The Nizkor Project: Remembering the Holocaust (Shoah)

Shofar FTP Archive File: places//ussr/ukraine/ukraine.001


Archive/File: holocaust/ussr/ukraine ukraine.001
Last-Modified: 1994/07/15

   "Whereas the Germans did not make many converts among Ukrainians
   living within the prewar boundaries of the Soviet Union, they did
   not have to worry that the Ukrainians would aid the Jews. A large
   number of young Ukrainian men were in the Red Army, or prisoners of
   war, or evacuated as essential laborers by the retreating Soviet
   authorities. Damaged cities and disrupted communications had been
   left behind. A disoriented population, uncertain of its future
   under German occupation, scrambled for morsels to stay alive. In
   this disintegration, the Jews were perceived as a different people
   whose misfortune, deserved or undeserved, was not a Ukrainian
   concern and still less a Ukrainian responsibility. Already at the
   end of September 1941, Einsatzgruppe C, which was then operating in
   northern Ukrainian territory, reported that Jews were considered a
   burden, insofar as they consumed some of the food. Escaped Jews
   were neither housed nor fed by the Ukrainians. They were living in
   earth holes or in crowded old huts.<16> Later, in Kharkov, where
   almost all of the remaining Jews had already been shot, the
   attitude toward Jewry of the civilian residents was reported to be,
   with isolated exceptions, still absolutely negative. Hidden Jews
   were seized daily with the help of inhabitants who revealed the
   whereabouts of the victims.<17>" (Hilberg, Perpetrators, 200)

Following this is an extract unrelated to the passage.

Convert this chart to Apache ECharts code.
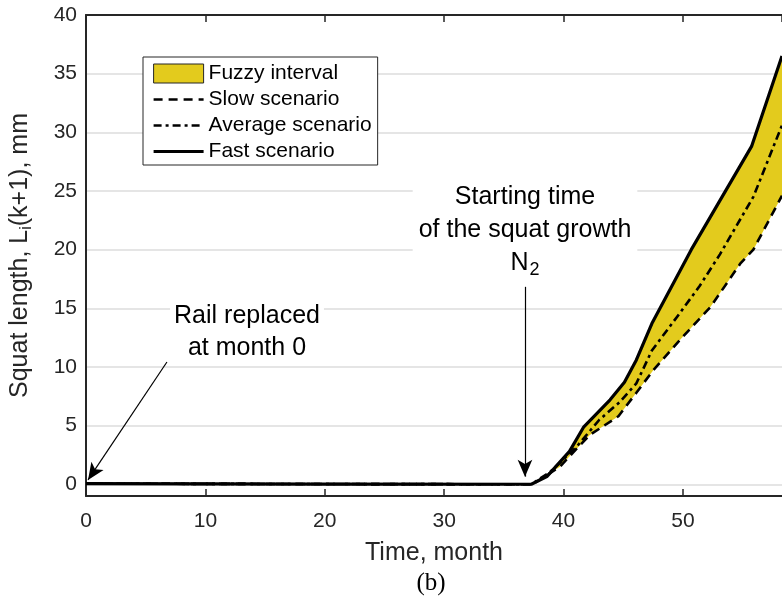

   <16> Reich Security Main Office IV-A-1, Operational and Situation
        Report No. 49, September 25, 1941, Nuremberg trials documents
	NO-3146. See also the report by Section VII (Military
	Government) of the army's Security Division 213, signed by
	division commander von Courbiere, August 27, 1941, National
	Archives Record Group 242, T501, Roll 34.
   <17> Reich Security Main Office IV-A-1, Operational and Situation
	Report No. 191, April 10, 1942, Nuremberg trials document
	NO-3256.

                             Work Cited

   Hilberg, Raul.  Perpetrators, Victims, Bystanders: The Jewish
      Catastrophe 1933-1945.  New York: Harper-Collins Publishers, Inc.